Call it Jurassic Park for geniuses. Rather than extracting DNA from amber in order to reproduce dinosaurs, these researchers are attempting to extract DNA from paintings, notebooks, or the artist’s physical remains in order to reproduce the genius of Leonardo da Vinci.
It’s called the Leonardo Project. From humble beginnings in Tuscany, Leonardo rose to exceptional heights of achievement and insight across multiple disciplines at once. His prodigious artistic and intellectual creativity are legendary; notebook after notebook overflows with sketches and studies, designs and inventions decades or centuries ahead of their time. So if you want to unravel the secrets of genius, Leonardo is a promising place to start. The project hopes to have a fully sequenced genome by 2019, the 500th anniversary of his death.
As the National Geographic series on “Genius” makes clear, however, it is only one of many ways in which scientists and scholars study genius.

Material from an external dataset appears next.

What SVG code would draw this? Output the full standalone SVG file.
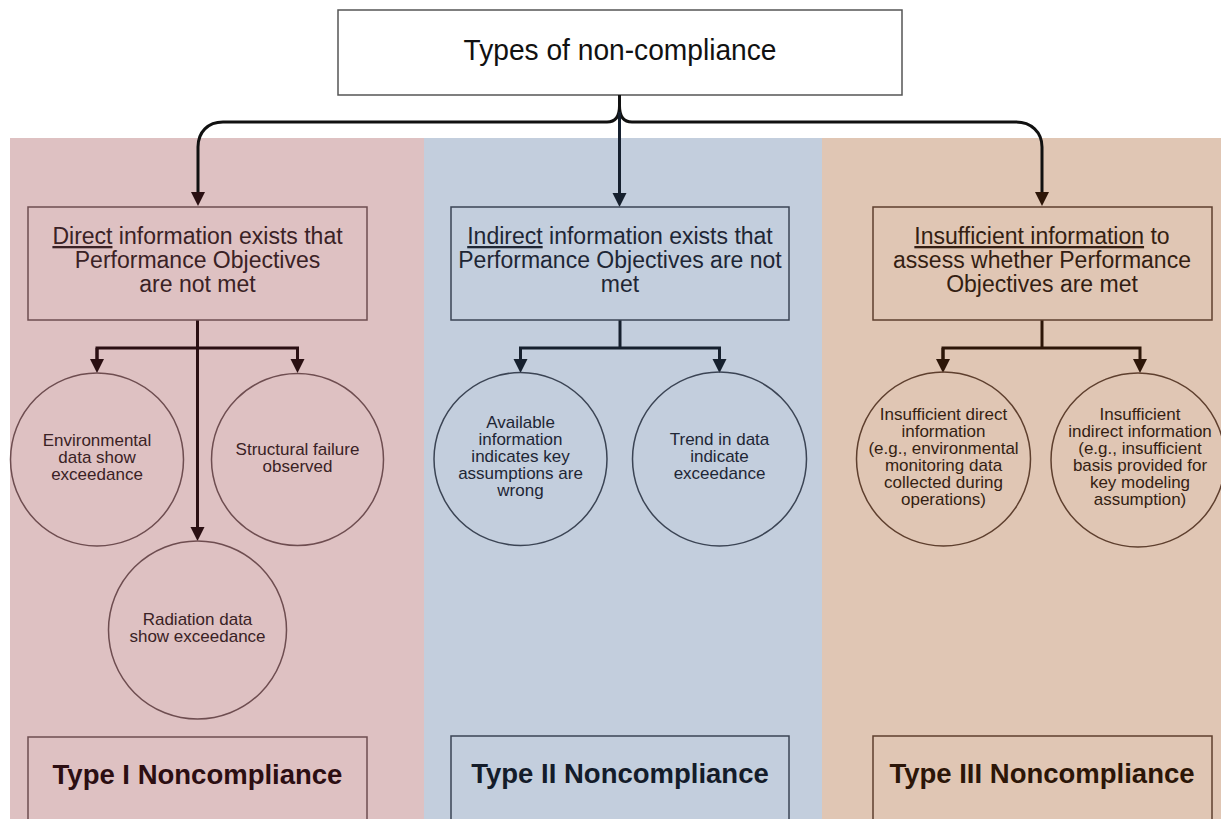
<svg xmlns="http://www.w3.org/2000/svg" width="1221" height="819" viewBox="0 0 1221 819">
<style>
text{font-family:"Liberation Sans",Arial,sans-serif;text-anchor:middle}
.hdr{font-size:23px}
.cir{font-size:17px}
.big{font-size:27.5px;font-weight:bold}
.p1 .box,.p1 .c{fill:none;stroke:#6e4d50;stroke-width:1.5}
.p2 .box,.p2 .c{fill:none;stroke:#3b4454;stroke-width:1.5}
.p3 .box,.p3 .c{fill:none;stroke:#5e3f2e;stroke-width:1.5}
.p1 text{fill:#3a2225}
.p2 text{fill:#1e2635}
.p3 text{fill:#341e12}
.p1 .big{fill:#2c0e12}
.p2 .big{fill:#141c2a}
.p3 .big{fill:#2c1608}
.ln{fill:none;stroke-width:3}
</style>
<defs>
<marker id="a1" markerUnits="userSpaceOnUse" markerWidth="15" markerHeight="15" refX="5" refY="7" orient="auto"><path d="M0,0 L14,7 L0,14 z" fill="#2a0f12"/></marker>
<marker id="a2" markerUnits="userSpaceOnUse" markerWidth="15" markerHeight="15" refX="5" refY="7" orient="auto"><path d="M0,0 L14,7 L0,14 z" fill="#16202e"/></marker>
<marker id="a3" markerUnits="userSpaceOnUse" markerWidth="15" markerHeight="15" refX="5" refY="7" orient="auto"><path d="M0,0 L14,7 L0,14 z" fill="#2d1608"/></marker>
</defs>
<rect width="1221" height="819" fill="#ffffff"/>
<g id="panels">
<rect x="10" y="138" width="414" height="681" fill="#dec1c2"/>
<rect x="424" y="138" width="398" height="681" fill="#c3cedd"/>
<rect x="822" y="138" width="399" height="681" fill="#e0c6b4"/>
</g>
<g id="root">
<rect x="338" y="10" width="564" height="85" fill="#ffffff" stroke="#555555" stroke-width="1.5"/>
<text x="620" y="60" font-size="30" fill="#111" textLength="313" lengthAdjust="spacingAndGlyphs">Types of non-compliance</text>
</g>
<g id="connectors">
<path class="ln" stroke="#111" stroke-width="3.5" d="M619.5,106 C619.5,117 615,122 607,122 H223 C208,122 198,132 198,147 V197" marker-end="url(#a1)"/>
<path class="ln" stroke="#111" stroke-width="3.5" d="M619.5,106 C619.5,117 624,122 632,122 H1016 C1031,122 1042,132 1042,147 V197" marker-end="url(#a3)"/>
<path class="ln" stroke="#16202e" stroke-width="2.5" d="M619.5,95 V198" marker-end="url(#a2)"/>
<path class="ln" stroke="#111" stroke-width="2" d="M619.5,95 V112"/>
<path class="ln" stroke="#2a0f12" d="M197.5,320 V532" marker-end="url(#a1)"/>
<path class="ln" stroke="#2a0f12" d="M97,364 V348 H297.5 V364" marker-end="url(#a1)"/>
<path class="ln" stroke="#2a0f12" d="M97,348 V364" marker-end="url(#a1)"/>
<path class="ln" stroke="#16202e" d="M620,320 V348"/>
<path class="ln" stroke="#16202e" d="M520.5,364 V348 H719.5 V364" marker-end="url(#a2)"/>
<path class="ln" stroke="#16202e" d="M520.5,348 V364" marker-end="url(#a2)"/>
<path class="ln" stroke="#2d1608" d="M1042,320 V348"/>
<path class="ln" stroke="#2d1608" d="M943,364 V348 H1140 V364" marker-end="url(#a3)"/>
<path class="ln" stroke="#2d1608" d="M943,348 V364" marker-end="url(#a3)"/>
</g>
<g id="direct" class="p1">
<rect class="box" x="28" y="207" width="339" height="113"/>
<text class="hdr" x="197.5" y="244"><tspan text-decoration="underline">Direct</tspan> information exists that</text>
<text class="hdr" x="197.5" y="268">Performance Objectives</text>
<text class="hdr" x="197.5" y="292">are not met</text>
</g>
<g id="env" class="p1">
<circle class="c" cx="97" cy="459.5" r="86.5"/>
<text class="cir" x="97" y="446">Environmental</text>
<text class="cir" x="97" y="463">data show</text>
<text class="cir" x="97" y="480">exceedance</text>
</g>
<g id="struct" class="p1">
<circle class="c" cx="297.5" cy="459.5" r="86"/>
<text class="cir" x="297.5" y="455">Structural failure</text>
<text class="cir" x="297.5" y="472">observed</text>
</g>
<g id="rad" class="p1">
<circle class="c" cx="197.5" cy="630" r="89"/>
<text class="cir" x="197.5" y="625">Radiation data</text>
<text class="cir" x="197.5" y="642">show exceedance</text>
</g>
<g id="type1" class="p1">
<rect class="box" x="28" y="737" width="339" height="100"/>
<text class="big" x="197.5" y="784">Type I Noncompliance</text>
</g>
<g id="indirect" class="p2">
<rect class="box" x="451" y="207" width="338" height="113"/>
<text class="hdr" x="620" y="244"><tspan text-decoration="underline">Indirect</tspan> information exists that</text>
<text class="hdr" x="620" y="268">Performance Objectives are not</text>
<text class="hdr" x="620" y="292">met</text>
</g>
<g id="avail" class="p2">
<circle class="c" cx="520.5" cy="459" r="86.5"/>
<text class="cir" x="520.5" y="428">Available</text>
<text class="cir" x="520.5" y="445">information</text>
<text class="cir" x="520.5" y="462">indicates key</text>
<text class="cir" x="520.5" y="479">assumptions are</text>
<text class="cir" x="520.5" y="496">wrong</text>
</g>
<g id="trend" class="p2">
<circle class="c" cx="719.5" cy="459" r="87"/>
<text class="cir" x="719.5" y="445">Trend in data</text>
<text class="cir" x="719.5" y="462">indicate</text>
<text class="cir" x="719.5" y="479">exceedance</text>
</g>
<g id="type2" class="p2">
<rect class="box" x="451" y="736" width="338" height="100"/>
<text class="big" x="620" y="783">Type II Noncompliance</text>
</g>
<g id="insufficient" class="p3">
<rect class="box" x="873" y="207" width="339" height="113"/>
<text class="hdr" x="1042" y="244"><tspan text-decoration="underline">Insufficient information</tspan> to</text>
<text class="hdr" x="1042" y="268">assess whether Performance</text>
<text class="hdr" x="1042" y="292">Objectives are met</text>
</g>
<g id="insdirect" class="p3">
<circle class="c" cx="943.5" cy="459" r="87"/>
<text class="cir" x="943.5" y="420">Insufficient direct</text>
<text class="cir" x="943.5" y="437">information</text>
<text class="cir" x="943.5" y="454">(e.g., environmental</text>
<text class="cir" x="943.5" y="471">monitoring data</text>
<text class="cir" x="943.5" y="488">collected during</text>
<text class="cir" x="943.5" y="505">operations)</text>
</g>
<g id="insindirect" class="p3">
<circle class="c" cx="1138" cy="460" r="87"/>
<text class="cir" x="1140" y="420">Insufficient</text>
<text class="cir" x="1140" y="437">indirect information</text>
<text class="cir" x="1140" y="454">(e.g., insufficient</text>
<text class="cir" x="1140" y="471">basis provided for</text>
<text class="cir" x="1140" y="488">key modeling</text>
<text class="cir" x="1140" y="505">assumption)</text>
</g>
<g id="type3" class="p3">
<rect class="box" x="873" y="736" width="339" height="100"/>
<text class="big" x="1042" y="783">Type III Noncompliance</text>
</g>
</svg>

The questions they ask are fundamental. The capacity of the human mind to imagine, to create, to synthesize information in new ways, to perceive new solutions where none had been seen before, is fundamental to the human story. Why is it that some human minds remain forever embedded in their customary, inherited ways of understanding the world when others rise above the rest to write War and Peace, develop the theory of relativity, cure diseases, and develop technologies that transform the world? Why do some minds proceed along a normal developmental path, while others are like Terence Tao, who scored a 760 SAT score in mathematics when he was 7 years old?
What exactly is genius, anyway? To what extent is it genetically encoded, and to what extent is it cultivated through families, education, and social stimuli? Are there ways in which we can – and should – encourage the development of genius?